I had a guy over a month or so ago, for two weeks. He wasn't sleeping with me or anything, he was at a hotel in a nearby town and we just met up to hang out for large portions of the day for that entire timespan. I basically went from total isolation for years to what felt like a 7-5 job that was nothing but social interaction, all the time, every day, for the only break I'd had in nearly a year by then.
I am an extreme introvert. If you couldn't already tell from the "total isolation" bit, I really do not like in-person interaction with people and even half an hour with someone I enjoy will tire me out to the point of needing half a day's rest to recover. I used to like people way more, but I've always become this tired from social interaction and eventually I decided to just save myself the trouble and stop seeing people so often entirely. That turned out to be pretty good timing, given COVID's attack a few years later driving everyone completely mad.
I was already on the verge of exhaustive collapse when this guy came over, and I figured that once he was over I'd completely fall apart. I wasn't entirely wrong: the first week was full of days that just got cut short because I would be physically unable to continue, and no matter the situation I would just shut down or start falling asleep.
The second week, however, I started powering through enough to actually get through the day. I was actually enjoying myself. I felt a kind of wholeness that I can't remember feeling past, what, age 10? 9? Since I was last in situations where I'd be meeting people on the daily and forced to make friends.
And then he left, and now I'm back to the same way I was feeling before. In some sort of suspended motion, too tired to do much at all, grinding through (currently) 10-hour days of self-imposed work 7 days a week as set-up for some promised future that I have an intense nagging suspicion will never come to fruition.
I didn't like the guy romantically. He didn't like me that way either. This was a strictly platonic affair, and it's left me longing for a world where shit like that can just... happen, every day, if you put your mind to it.
A world where you can walk outside, see public spaces bustling with people you've got a lot in common with, and shoot your shot with some random guy you didn't know a year ago. Where you can organize something and have people show up to it, genuinely interested in whatever the fuck you put together and willing to put their minds to work making it happen, instead of having half the people bail last-minute (without notice) and the remaining half who showed up pay almost no attention to your fruitless efforts. Where you can learn new things just by talking to people and taking initiative.
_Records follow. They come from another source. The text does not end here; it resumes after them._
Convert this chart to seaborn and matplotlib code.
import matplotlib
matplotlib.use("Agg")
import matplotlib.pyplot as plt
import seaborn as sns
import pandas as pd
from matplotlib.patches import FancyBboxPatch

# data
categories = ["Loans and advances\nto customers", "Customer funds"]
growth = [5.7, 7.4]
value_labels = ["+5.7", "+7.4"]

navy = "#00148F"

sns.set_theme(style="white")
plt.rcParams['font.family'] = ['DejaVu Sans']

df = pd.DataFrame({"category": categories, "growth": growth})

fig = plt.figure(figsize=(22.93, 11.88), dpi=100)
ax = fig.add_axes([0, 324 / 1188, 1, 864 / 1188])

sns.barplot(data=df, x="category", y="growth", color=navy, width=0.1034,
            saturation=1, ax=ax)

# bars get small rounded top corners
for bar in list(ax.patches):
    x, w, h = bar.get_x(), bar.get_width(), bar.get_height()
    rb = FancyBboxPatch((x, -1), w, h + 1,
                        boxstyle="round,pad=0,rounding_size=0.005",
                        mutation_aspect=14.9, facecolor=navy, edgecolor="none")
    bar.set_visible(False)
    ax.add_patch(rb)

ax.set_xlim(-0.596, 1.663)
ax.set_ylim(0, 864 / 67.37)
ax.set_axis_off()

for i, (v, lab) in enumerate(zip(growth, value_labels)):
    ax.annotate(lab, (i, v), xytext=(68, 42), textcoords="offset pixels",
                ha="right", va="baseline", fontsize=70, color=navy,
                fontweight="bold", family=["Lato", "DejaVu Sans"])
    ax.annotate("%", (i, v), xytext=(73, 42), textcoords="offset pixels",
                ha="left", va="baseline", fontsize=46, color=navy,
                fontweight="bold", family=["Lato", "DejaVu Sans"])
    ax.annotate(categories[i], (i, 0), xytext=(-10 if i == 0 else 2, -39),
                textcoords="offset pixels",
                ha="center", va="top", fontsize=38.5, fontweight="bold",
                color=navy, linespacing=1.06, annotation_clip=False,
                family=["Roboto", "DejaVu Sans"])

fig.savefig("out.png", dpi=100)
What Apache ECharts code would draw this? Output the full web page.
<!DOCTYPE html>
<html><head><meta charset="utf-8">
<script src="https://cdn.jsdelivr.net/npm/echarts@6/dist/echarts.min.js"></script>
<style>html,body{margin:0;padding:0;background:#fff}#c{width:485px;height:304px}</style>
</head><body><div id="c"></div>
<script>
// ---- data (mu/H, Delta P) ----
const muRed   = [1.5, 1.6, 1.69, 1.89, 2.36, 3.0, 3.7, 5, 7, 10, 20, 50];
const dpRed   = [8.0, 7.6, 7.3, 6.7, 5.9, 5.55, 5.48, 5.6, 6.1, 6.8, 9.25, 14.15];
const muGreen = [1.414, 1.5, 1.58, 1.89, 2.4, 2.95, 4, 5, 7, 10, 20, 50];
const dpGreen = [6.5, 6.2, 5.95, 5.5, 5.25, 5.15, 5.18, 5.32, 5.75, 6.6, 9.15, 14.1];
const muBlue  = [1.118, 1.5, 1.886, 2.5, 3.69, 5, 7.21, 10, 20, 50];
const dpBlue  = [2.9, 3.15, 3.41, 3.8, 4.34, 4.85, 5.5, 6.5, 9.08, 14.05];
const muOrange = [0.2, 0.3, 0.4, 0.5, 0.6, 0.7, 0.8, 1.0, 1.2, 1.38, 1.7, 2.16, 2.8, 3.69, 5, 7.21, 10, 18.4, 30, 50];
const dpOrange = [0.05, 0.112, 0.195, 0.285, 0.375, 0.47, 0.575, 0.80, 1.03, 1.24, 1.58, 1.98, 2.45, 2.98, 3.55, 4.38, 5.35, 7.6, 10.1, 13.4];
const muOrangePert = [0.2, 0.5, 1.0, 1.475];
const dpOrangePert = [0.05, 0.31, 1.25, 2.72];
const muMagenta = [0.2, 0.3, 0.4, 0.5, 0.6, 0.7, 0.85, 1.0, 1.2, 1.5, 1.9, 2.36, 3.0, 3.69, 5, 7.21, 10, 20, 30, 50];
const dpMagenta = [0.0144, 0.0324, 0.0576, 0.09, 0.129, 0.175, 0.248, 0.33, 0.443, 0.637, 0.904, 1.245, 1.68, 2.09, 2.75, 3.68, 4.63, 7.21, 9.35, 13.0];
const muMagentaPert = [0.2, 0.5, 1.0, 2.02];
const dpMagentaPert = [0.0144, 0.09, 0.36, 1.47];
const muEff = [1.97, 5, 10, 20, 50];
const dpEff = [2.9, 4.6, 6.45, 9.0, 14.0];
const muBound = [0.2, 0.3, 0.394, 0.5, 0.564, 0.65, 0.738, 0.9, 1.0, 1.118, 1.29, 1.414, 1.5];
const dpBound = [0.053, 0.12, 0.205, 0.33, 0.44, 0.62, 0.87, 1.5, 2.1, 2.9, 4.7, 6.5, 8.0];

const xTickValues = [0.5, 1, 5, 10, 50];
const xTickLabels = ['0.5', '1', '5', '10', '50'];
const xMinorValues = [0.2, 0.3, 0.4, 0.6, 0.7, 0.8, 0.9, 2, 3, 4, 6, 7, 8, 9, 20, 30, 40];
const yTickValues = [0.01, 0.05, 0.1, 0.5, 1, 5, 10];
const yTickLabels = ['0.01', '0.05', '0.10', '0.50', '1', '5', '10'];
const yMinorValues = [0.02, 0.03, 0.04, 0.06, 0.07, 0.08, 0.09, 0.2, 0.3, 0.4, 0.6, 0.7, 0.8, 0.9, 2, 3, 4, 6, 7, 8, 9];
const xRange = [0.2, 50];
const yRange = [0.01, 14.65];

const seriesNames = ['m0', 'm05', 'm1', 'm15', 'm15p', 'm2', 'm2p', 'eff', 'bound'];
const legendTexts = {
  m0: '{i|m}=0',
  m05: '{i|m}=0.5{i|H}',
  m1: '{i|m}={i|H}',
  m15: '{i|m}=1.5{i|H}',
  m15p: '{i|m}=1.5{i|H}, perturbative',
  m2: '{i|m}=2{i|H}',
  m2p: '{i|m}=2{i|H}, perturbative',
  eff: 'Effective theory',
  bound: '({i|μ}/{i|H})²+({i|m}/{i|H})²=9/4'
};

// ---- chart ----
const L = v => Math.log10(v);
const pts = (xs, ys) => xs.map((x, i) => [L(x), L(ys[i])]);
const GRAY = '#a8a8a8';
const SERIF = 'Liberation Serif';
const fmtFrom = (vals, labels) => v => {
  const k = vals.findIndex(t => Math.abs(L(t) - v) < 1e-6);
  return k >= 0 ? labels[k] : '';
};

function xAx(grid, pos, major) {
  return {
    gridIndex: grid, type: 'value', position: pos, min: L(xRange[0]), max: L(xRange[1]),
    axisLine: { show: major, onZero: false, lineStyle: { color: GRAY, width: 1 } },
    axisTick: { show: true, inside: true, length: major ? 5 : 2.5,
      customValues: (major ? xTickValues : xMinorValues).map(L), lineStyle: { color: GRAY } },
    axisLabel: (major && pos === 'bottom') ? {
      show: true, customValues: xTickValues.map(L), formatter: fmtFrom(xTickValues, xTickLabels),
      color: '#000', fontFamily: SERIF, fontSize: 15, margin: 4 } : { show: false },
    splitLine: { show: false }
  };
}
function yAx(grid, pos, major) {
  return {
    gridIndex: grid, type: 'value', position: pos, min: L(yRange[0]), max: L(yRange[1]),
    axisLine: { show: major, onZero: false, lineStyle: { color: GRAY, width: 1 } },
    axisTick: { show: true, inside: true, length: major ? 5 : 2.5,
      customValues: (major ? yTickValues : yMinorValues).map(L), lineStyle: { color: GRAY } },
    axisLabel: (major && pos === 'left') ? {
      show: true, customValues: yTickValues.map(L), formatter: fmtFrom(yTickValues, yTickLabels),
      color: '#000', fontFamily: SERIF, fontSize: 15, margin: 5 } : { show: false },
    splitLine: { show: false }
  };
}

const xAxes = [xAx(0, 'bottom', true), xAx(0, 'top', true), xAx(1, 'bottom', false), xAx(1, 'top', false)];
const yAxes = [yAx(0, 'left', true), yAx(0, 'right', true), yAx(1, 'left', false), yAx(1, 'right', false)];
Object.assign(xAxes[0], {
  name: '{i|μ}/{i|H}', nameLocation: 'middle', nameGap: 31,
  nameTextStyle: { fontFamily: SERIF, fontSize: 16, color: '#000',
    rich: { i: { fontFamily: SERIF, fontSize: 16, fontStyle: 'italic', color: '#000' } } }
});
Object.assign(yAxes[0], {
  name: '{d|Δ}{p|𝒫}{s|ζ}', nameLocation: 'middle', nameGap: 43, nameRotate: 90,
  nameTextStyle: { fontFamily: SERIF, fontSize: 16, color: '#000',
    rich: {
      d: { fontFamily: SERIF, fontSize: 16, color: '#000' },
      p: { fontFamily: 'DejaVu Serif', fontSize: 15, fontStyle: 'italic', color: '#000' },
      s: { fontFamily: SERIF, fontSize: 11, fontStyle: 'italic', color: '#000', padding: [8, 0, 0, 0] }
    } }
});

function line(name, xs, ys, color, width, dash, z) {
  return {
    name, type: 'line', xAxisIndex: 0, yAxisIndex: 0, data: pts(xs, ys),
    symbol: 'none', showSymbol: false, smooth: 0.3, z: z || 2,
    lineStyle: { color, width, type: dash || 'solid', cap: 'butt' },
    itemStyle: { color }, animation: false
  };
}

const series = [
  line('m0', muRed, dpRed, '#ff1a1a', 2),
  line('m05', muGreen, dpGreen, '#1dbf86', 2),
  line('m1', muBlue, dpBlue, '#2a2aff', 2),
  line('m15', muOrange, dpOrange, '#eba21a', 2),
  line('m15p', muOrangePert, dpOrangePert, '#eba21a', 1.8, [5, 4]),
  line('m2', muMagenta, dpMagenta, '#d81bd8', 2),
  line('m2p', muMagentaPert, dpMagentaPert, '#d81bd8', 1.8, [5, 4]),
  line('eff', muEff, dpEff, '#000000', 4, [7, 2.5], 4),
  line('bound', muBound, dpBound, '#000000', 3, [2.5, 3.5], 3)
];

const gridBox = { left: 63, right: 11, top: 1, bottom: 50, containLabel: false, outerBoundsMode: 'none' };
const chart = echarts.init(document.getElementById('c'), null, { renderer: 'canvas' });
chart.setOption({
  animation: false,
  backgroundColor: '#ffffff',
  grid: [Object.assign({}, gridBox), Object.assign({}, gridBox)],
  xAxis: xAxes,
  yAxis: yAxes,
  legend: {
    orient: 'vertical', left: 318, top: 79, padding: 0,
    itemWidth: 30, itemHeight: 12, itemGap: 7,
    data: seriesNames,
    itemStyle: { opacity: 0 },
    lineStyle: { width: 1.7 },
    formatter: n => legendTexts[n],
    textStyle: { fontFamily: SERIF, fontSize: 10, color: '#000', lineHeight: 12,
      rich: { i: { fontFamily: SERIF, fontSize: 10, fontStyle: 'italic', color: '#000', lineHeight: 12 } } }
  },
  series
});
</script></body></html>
I don't think this is that world, even if I'm now willing to put in the effort to try and make it one. I don't really think that kind of world ever existed. But I feel like there used to be something much closer to this, didn't there? I keep seeing bits of it scattered about in how old people talk and behave, and how even older (now passed) people recorded their lives in the past. I swear I even have memories of this kind of shit when I was a child, but that's probably just due to people being unlikely to deny entertaining weird loud kids who bug them with questions about dromedaries and cool jets.
I think I'm just tired of the entire world looking alien to me. I doubt it would have looked much more familiar to me in any other time period, but I can't help but feel that I would have been able to at least understand the differences of those times much more easily than I can today's. Even the internet, my one consistent source of human interaction for ages now and easily the most familiar place to me in the world at the moment, feels completely alien and more different (for the worse) with each passing year. Feels like I'm losing what few roots I had in the first place, and now I'm just some floating sapling lost in a really loud river.
What I'm saying is: I feel like an old lady in my 20s, lmao. Maybe I should start crocheting and making cookies or something and just embrace it.